_Given instruction:_
Go through the entries below and collect each line with the string "script" in it.

_Entries supplied:_
** begin **

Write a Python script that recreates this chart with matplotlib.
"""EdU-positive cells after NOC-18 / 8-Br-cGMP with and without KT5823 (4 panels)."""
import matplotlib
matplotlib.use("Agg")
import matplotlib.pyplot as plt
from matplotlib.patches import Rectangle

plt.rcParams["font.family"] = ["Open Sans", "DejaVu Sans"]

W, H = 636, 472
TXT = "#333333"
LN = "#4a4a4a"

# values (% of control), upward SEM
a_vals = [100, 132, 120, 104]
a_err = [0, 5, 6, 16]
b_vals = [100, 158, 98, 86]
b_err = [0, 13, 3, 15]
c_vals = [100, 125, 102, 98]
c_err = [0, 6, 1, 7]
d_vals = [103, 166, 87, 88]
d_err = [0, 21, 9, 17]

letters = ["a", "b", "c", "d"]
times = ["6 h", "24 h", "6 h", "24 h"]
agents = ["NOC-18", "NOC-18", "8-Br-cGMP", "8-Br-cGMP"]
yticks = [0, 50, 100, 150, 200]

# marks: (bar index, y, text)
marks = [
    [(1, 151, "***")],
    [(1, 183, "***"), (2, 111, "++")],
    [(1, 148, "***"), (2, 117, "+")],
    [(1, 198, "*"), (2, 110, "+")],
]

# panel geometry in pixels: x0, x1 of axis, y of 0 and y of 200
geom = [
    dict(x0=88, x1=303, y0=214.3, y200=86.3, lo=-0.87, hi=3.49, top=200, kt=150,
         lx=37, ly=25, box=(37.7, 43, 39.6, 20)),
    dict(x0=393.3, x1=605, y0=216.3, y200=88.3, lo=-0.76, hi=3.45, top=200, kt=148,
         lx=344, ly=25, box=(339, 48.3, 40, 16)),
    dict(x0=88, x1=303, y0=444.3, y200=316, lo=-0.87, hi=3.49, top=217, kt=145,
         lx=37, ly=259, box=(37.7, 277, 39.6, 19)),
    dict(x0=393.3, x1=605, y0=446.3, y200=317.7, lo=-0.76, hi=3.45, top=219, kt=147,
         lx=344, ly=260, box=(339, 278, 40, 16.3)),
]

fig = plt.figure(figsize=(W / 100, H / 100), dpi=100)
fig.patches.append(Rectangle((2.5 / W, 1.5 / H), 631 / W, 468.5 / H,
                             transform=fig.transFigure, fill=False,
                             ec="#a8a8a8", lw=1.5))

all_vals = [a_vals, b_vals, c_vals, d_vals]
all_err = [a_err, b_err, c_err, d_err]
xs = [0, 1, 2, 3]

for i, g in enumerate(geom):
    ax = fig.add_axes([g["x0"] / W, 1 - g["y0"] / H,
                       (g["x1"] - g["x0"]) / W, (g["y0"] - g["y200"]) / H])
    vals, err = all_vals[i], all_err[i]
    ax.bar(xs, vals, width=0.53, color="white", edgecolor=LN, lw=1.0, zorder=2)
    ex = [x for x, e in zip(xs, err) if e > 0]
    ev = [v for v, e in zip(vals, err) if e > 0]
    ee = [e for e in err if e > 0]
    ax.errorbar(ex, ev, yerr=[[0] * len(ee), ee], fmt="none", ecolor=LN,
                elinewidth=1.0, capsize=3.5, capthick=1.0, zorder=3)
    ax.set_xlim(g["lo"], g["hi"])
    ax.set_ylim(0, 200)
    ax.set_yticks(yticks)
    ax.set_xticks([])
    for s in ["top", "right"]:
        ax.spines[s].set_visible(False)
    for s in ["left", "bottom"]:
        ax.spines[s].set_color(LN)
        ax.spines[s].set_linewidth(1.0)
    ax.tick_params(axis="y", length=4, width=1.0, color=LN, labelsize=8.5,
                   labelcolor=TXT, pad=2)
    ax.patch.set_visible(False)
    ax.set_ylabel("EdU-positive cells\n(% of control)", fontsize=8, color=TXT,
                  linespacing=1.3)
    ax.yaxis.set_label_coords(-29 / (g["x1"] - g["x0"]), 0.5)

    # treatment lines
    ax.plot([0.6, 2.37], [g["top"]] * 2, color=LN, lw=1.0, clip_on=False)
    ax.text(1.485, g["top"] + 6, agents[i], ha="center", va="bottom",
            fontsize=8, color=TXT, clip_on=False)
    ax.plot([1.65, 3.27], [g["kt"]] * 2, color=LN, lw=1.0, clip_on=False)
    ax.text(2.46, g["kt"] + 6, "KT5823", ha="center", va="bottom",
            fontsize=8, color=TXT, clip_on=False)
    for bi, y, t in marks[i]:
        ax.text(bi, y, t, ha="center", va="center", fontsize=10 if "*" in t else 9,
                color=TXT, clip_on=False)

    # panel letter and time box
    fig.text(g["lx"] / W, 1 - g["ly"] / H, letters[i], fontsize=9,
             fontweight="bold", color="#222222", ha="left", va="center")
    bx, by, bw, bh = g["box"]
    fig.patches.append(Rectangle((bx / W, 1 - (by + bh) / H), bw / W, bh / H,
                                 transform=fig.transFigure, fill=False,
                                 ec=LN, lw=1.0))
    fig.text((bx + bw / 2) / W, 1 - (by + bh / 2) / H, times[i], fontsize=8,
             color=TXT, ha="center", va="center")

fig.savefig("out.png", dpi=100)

** end **
** begin **

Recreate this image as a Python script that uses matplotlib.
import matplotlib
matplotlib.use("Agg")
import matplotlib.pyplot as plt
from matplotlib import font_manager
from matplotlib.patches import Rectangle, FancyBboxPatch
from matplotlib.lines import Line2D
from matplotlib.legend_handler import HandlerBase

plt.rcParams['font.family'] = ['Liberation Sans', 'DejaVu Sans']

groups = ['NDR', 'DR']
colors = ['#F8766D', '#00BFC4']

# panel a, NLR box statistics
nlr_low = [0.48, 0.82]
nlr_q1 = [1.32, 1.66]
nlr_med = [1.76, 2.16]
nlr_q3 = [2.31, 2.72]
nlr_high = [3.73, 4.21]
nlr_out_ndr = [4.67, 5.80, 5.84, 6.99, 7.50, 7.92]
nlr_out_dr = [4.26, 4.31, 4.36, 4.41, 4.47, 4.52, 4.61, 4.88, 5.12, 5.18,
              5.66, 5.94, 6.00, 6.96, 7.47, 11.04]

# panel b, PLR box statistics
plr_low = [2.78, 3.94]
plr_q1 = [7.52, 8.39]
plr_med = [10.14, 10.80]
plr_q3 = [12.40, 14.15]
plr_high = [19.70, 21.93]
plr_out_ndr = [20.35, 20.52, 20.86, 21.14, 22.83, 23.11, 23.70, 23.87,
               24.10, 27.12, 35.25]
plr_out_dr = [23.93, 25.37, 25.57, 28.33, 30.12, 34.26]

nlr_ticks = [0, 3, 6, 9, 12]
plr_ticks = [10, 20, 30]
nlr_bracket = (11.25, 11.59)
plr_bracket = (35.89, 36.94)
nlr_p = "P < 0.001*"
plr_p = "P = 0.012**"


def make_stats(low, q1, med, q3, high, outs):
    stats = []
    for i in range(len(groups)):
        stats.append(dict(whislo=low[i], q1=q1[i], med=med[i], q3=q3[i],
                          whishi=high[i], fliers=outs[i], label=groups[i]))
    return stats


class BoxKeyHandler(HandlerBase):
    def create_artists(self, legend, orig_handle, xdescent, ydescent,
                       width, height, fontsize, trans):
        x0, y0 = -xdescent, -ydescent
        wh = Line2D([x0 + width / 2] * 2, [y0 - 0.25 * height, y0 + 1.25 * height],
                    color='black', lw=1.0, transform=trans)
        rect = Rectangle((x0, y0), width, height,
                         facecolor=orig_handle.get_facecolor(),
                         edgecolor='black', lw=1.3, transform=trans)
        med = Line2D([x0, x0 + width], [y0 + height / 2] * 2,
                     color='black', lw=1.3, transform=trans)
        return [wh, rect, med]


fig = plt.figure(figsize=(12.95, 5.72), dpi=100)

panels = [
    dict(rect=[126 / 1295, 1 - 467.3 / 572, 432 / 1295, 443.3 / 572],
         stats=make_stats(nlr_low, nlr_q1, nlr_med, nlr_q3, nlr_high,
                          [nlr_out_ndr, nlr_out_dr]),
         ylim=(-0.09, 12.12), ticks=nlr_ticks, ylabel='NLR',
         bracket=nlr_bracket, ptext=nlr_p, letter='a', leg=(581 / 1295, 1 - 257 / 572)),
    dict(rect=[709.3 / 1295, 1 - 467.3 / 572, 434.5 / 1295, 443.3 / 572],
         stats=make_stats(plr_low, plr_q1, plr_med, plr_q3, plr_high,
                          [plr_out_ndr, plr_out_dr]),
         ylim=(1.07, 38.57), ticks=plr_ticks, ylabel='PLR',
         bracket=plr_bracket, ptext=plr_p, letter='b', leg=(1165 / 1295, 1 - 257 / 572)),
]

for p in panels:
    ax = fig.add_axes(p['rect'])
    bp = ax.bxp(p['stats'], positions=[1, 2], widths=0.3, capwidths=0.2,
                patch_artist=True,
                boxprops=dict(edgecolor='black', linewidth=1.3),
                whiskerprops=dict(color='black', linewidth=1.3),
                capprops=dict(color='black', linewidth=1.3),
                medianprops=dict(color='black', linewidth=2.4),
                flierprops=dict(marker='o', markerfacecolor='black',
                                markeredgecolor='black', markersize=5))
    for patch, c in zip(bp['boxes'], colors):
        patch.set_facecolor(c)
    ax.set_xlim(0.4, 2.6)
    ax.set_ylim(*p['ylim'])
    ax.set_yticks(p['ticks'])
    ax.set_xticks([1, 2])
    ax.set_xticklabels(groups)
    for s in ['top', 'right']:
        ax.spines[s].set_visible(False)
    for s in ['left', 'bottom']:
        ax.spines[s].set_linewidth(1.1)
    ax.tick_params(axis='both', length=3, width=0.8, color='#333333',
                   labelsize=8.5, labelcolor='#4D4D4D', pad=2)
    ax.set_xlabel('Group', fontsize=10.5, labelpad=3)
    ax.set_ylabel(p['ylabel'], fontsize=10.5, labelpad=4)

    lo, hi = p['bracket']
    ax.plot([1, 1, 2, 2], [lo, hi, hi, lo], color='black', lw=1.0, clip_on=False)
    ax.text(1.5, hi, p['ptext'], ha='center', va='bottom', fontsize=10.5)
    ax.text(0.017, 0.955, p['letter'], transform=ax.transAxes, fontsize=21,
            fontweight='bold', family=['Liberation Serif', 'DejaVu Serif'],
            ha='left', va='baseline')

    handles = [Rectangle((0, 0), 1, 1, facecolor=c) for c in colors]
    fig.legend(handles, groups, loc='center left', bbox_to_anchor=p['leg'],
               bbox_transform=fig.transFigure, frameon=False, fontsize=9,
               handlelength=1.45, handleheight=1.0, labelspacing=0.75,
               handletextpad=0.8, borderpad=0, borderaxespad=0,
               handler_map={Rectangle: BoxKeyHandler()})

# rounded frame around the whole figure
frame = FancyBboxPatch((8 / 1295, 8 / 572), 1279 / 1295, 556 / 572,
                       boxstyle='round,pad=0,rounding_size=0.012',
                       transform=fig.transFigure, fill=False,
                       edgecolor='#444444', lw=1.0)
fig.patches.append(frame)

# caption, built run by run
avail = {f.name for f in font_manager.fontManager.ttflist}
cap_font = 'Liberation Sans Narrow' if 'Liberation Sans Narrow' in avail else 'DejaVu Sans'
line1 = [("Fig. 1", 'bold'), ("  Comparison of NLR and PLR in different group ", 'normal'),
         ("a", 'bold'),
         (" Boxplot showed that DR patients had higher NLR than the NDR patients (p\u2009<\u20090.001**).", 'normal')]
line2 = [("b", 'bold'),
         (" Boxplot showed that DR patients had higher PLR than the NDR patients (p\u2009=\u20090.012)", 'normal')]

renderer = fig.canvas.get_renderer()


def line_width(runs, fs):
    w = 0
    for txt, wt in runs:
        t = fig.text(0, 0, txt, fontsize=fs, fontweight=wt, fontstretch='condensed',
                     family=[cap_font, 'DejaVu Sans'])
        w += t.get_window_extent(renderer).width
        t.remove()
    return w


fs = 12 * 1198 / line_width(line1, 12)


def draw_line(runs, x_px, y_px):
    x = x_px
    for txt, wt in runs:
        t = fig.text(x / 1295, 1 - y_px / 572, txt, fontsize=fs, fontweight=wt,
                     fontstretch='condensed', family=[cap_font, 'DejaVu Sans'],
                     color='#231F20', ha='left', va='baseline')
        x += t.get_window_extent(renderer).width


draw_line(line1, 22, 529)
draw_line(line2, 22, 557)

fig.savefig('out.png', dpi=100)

** end **

_Problem solution:_
Write a Python script that recreates this chart with matplotlib.
Recreate this image as a Python script that uses matplotlib.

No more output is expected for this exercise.